Here are some shortcomings of the study that make the results a bit hard to believe:

  • The small sample size.
  • Each child was only observed on 2 days (one with bone one with chunk).  However, on one day, the temperature was 97 degrees and on the other it was 76.  Lots of prior research has posited a link between temperature and aggression (hot = more aggressive).  Suppose you had a couple kids in a group with a tendency toward aggression who got assigned chunks on the colder (76 degree) day and bones on the hotter (97 degree) day?   The difference in their behavior may be due to temperature not bones.  It would be nice to see tests for within-day differences in bone vs. chunk.  If one had a large sample with random assignment to treatments on multiple days this wouldn't be as much of a concern, but it certainly is here.
  • Children assigned to the same group sat at the same table together.  This may have produced some sort of group dynamic.  Suppose, for example, the kids assigned to bone started arguing at the table and the conflict spilled over to the playground.  The current study cannot separate group-day effects from the treatment effect (bone vs. chunk).
  • Given the small sample size, really all it takes is one or two kids changing behavior from day 1 to day 2.  How do we know this wasn't due to something at home that carried over to the camp?  With such a small number of observations, I don't know why the authors didn't just report the entire data set in one table.  That way, we could see whether the difference was from a small increase in aggression of every child or a large increase in aggression of 1 o 2 kids.  
  • The counselors who kept the kids in the circle and who rated behavior were "blind" as to the treatment and control groups each day. That's good.  However, the study doesn't tell us whether the people who subsequently watched the videos and rated behavior were also blinded.
  • Maybe the effect exists but for very different reasons than those hypothesized in the paper.  I've already mentioned a temperature explanation.  What if children like to eat chicken on the bones more than they do in chunks (my kids certainly do).  Maybe they get more excited and rambunctious when they get a "treat" or something they like, which the current authors attribute to "aggression."  Perhaps when the counselors give the kids a food that the kids perceive as more generous or benevolent, it signals to the kids that the counselors will subsequently be more permissive.  To control for this, you'd want some treatments where the bone-in food was less desirable than the boneless food.
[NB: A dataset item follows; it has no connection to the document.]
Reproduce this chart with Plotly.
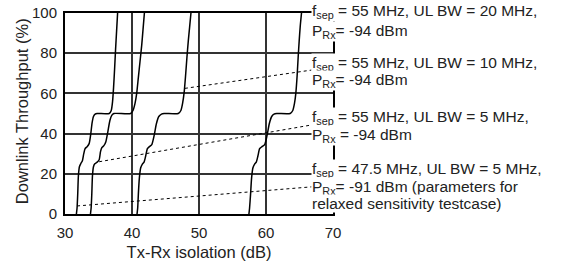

At the end of their article, the authors suggest a number of lines of additional research that are interesting and worthwhile.  But, they also give some advice.   The authors suggest

school cafeterias may reconsider the types of food they serve if it is known that there are behavioral advantages to serving food in bite-size pieces


it may not be wise to serve young children chicken wings shortly before bedtime, or to serve steak and corn-on-the-cobb in the company of dinner guests.

That may be good advice in general, but this study alone is insufficient reason to re-engineer lunch lines or dinner plans in an effort to reduce child aggression.